If you simply compare the before and after of the logos you’ll notice a fresh, positive, clean look is created to support everything Alaska Airlines stands for. By contrast the old logo instantly seems dated with its scratchy texture and sharp edges in the type. From simply comparing two logos the perceived attributes of a brand go from “rough” (not necessarily a good thing when talking about flights!) to “smooth and clean”. Good design has the ability to emphasize the personality/values of a brand and why Alaska Airlines stands out as one of the most influential rebrands of 2016.

Let’s nerd out for a bit on the new Alaska wordmark and highlight a few of the design decisions the team made:

  • Retaining the form of the A from the old logo is instantly recognizable with its strong horizontal bar and gap in the letter make it unique and memorable.
  • The rounded edges in the vertical caps on each letter create the smoothness that was missing from previous versions of the wordmark.
  • The italic lean of the letters create a movement and energy that fit perfectly with an airline company
  • The matching curvature of the letter l between to the capital A and lowercase a is one of those “aha” moments that is more difficult than you might think in design and again makes this truly unique to the brand rather than just a typeface.
  • The alignment of “Airlines” centered and in allcaps below the Alaska feels off. What do the first and last letters align to? Our eyes have an amazing ability to see patterns and subconsciously look for alignment so when it is off, even by a little bit, it jumps out. No doubt they tried to optically align the letters, but it just doesn’t quite work.
  • The vertical spacing between the words also seems off at first glance, no doubt because of the long descender of the letter k.

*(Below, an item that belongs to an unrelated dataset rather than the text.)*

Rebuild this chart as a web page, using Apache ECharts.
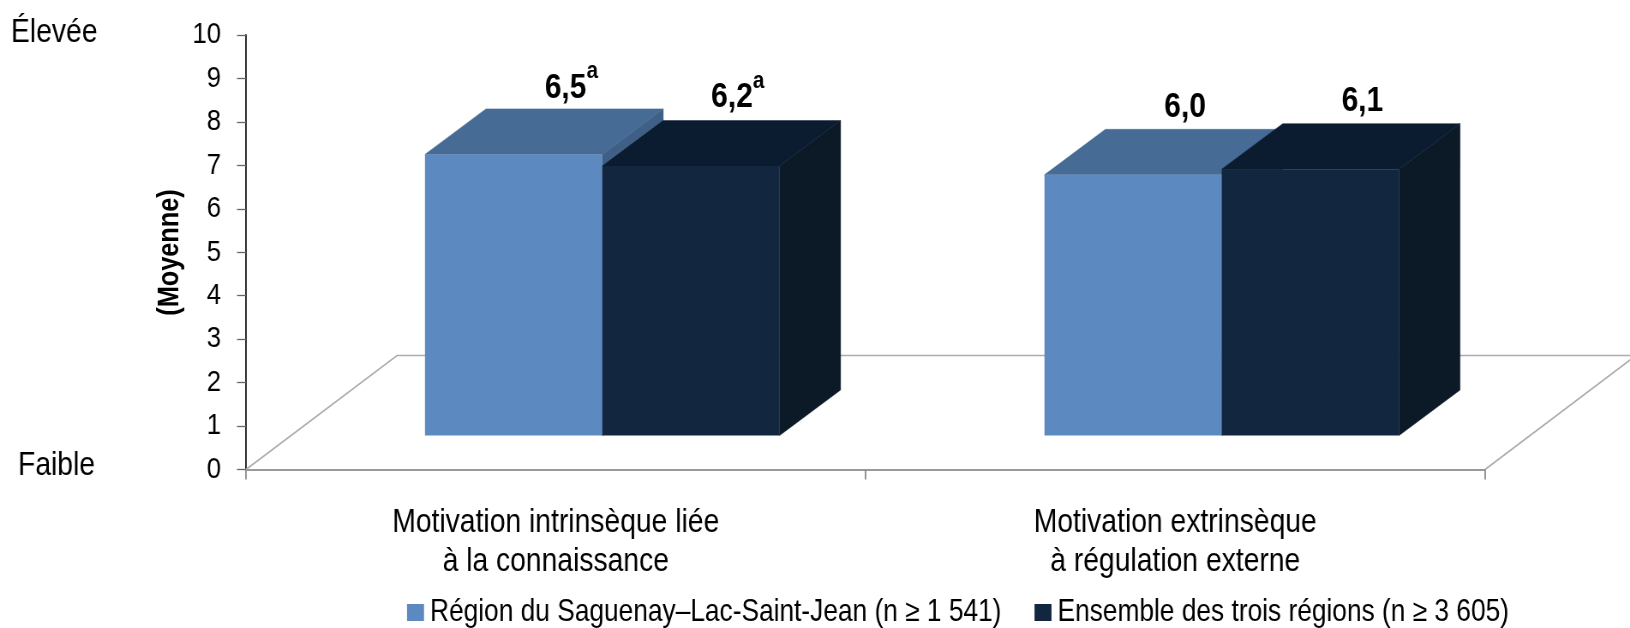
<!DOCTYPE html>
<html><head><meta charset="utf-8">
<style>
html,body{margin:0;padding:0;background:#fff;overflow:hidden;width:1630px;height:628px}
#c{height:628px;transform-origin:0 0}
</style>
<script src="https://cdn.jsdelivr.net/npm/echarts@6/dist/echarts.min.js"></script>
</head><body><div id="c"></div>
<script>
const categories = ['Motivation intrinsèque liée\nà la connaissance', 'Motivation extrinsèque\nà régulation externe'];
const seriesNames = ['Région du Saguenay–Lac-Saint-Jean (n ≥ 1 541)', 'Ensemble des trois régions (n ≥ 3 605)'];
const regionValues = [6.47, 6.0];
const ensembleValues = [6.2, 6.13];
const regionLabels = ['6,5', '6,0'];
const ensembleLabels = ['6,2', '6,1'];
const regionMarks = ['a', ''];
const ensembleMarks = ['a', ''];
const yTicks = [0, 10];

// The reference uses a narrow sans face: the page is drawn wide and condensed horizontally.
const K = 0.857;
const X = px => px / K;
const host = document.getElementById('c');
host.style.width = X(1630) + 'px';
host.style.transform = 'scaleX(' + K + ')';

const FONT = '"Liberation Sans",Arial,sans-serif';
const FS = 33;
const FLOOR_DX = X(151), FLOOR_DY = 114;
const BAR_DX = X(61), BAR_DY = 45.5;
const OFF_X = X(46.5), OFF_Y = 34;
const BAR_RATIO = 177.3 / 619.5;
const LABEL_DX = [[52, 52], [41, 52]];
const LABEL_DY = [[0, -1], [-2, -1]];

const shades = [
  {front:'#5b89c0', top:'#466b94', side:'#3f5f87'},
  {front:'#12263f', top:'#0c1c30', side:'#0c1926'}
];

function box(seriesIdx, labels, marks) {
  return function (params, api) {
    const cat = api.value(0), val = api.value(1);
    const c = api.coord([cat, val]), c0 = api.coord([cat, 0]);
    const w = api.size([1, 0])[0] * BAR_RATIO;
    const mid = c[0] + OFF_X;
    const x0 = seriesIdx === 0 ? mid - w : mid;
    const x1 = x0 + w;
    const yT = c[1] - OFF_Y, yB = c0[1] - OFF_Y;
    const s = shades[seriesIdx];
    const poly = (pts, fill) => ({type:'polygon', shape:{points:pts}, style:{fill:fill, stroke:fill, lineWidth:0.5}});
    const lx = x0 + w/2 + X(LABEL_DX[seriesIdx][cat]);
    const base = yT - BAR_DY - 10.5 + LABEL_DY[seriesIdx][cat];
    const children = [
      poly([[x1,yT],[x1+BAR_DX,yT-BAR_DY],[x1+BAR_DX,yB-BAR_DY],[x1,yB]], s.side),
      poly([[x0,yT],[x0+BAR_DX,yT-BAR_DY],[x1+BAR_DX,yT-BAR_DY],[x1,yT]], s.top),
      {type:'rect', shape:{x:x0,y:yT,width:w,height:yB-yT}, style:{fill:s.front}},
      {type:'text', x:lx, y:base - 28, style:{text:labels[cat], font:'bold 35px '+FONT, fill:'#000', align:'center', verticalAlign:'top'}}
    ];
    if (marks[cat]) children.push({type:'text', x:lx + X(21), y:base - 39, style:{text:marks[cat], font:'bold 24px '+FONT, fill:'#000', align:'left', verticalAlign:'top'}});
    return {type:'group', children};
  };
}

function floor(params, api) {
  const g = params.coordSys;
  const xL = g.x, xR = g.x + g.width, y = g.y + g.height;
  const st = {fill:'none', stroke:'#adadad', lineWidth:1.7};
  return {type:'group', children:[
    {type:'polyline', shape:{points:[[xL,y],[xL+FLOOR_DX,y-FLOOR_DY],[xR+FLOOR_DX,y-FLOOR_DY]]}, style:st},
    {type:'polyline', shape:{points:[[xR,y],[xR+FLOOR_DX,y-FLOOR_DY]]}, style:st}
  ]};
}

const chart = echarts.init(host, null, {renderer:'canvas', devicePixelRatio:1});
chart.setOption({
  animation:false,
  backgroundColor:'#fff',
  textStyle:{fontFamily:FONT},
  grid:{left:X(246), top:35, width:X(1239), height:434.5, containLabel:false},
  legend:{
    left:X(407), top:597, itemWidth:X(17), itemHeight:17, itemGap:X(33), icon:'rect', padding:0,
    data:seriesNames, selectedMode:false,
    textStyle:{fontFamily:FONT, fontSize:30.7, color:'#000', padding:[0,0,0,2]}
  },
  xAxis:{
    type:'category', data:categories,
    axisLine:{lineStyle:{color:'#999', width:2}},
    axisTick:{show:true, alignWithLabel:false, length:10, lineStyle:{color:'#888', width:X(1.5)}},
    axisLabel:{color:'#000', fontFamily:FONT, fontSize:FS, lineHeight:39, margin:34, interval:0, align:'center'}
  },
  yAxis:{
    type:'value', min:yTicks[0], max:yTicks[1], interval:1,
    splitLine:{show:false},
    axisLine:{show:true, lineStyle:{color:'#111', width:X(1.5)}},
    axisTick:{show:true, length:X(9), lineStyle:{color:'#666', width:1.3}},
    axisLabel:{color:'#000', fontFamily:FONT, fontSize:30, margin:X(25), padding:[3,0,0,0]}
  },
  graphic:[
    {type:'text', x:X(11), y:16, style:{text:'Élevée', font:'33px '+FONT, fill:'#000', verticalAlign:'top'}},
    {type:'text', x:X(18), y:449, style:{text:'Faible', font:'33px '+FONT, fill:'#000', verticalAlign:'top'}},
    {type:'text', x:X(170), y:252.5, rotation:Math.PI/2, scaleX:K, scaleY:1/K,
      style:{text:'(Moyenne)', font:'bold 29.5px '+FONT, fill:'#000', align:'center', verticalAlign:'middle'}}
  ],
  series:[
    {type:'custom', name:'floor', silent:true, z:1, renderItem:floor, data:[[0,0]], encode:{x:0,y:1}},
    {type:'custom', name:seriesNames[0], z:2, renderItem:box(0, regionLabels, regionMarks),
      itemStyle:{color:shades[0].front}, encode:{x:0,y:1},
      data:regionValues.map((v,i)=>[i,v])},
    {type:'custom', name:seriesNames[1], z:3, renderItem:box(1, ensembleLabels, ensembleMarks),
      itemStyle:{color:shades[1].front}, encode:{x:0,y:1},
      data:ensembleValues.map((v,i)=>[i,v])}
  ]
});
</script></body></html>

The weight between the words Alaska and Airlines feels more appropriate in the old version of the logo than the new one.
“Our company has a unique personality and a vibrant spirit that the Eskimo has personified for almost half a century. We believe our refreshed look reflects the warm relationships our employees have built with our customers, and makes us stand out in a compelling and consistent way as we expand into new markets, build loyalty and attract new customers.” — Brad Tilden, CEO Alaska Airlines

By maintaining the core values of their brand, allowing that to resonate through good design decisions, and simplifying their logo Alaska Airlines creates an excellent example for future companies to aspire to when rebranding.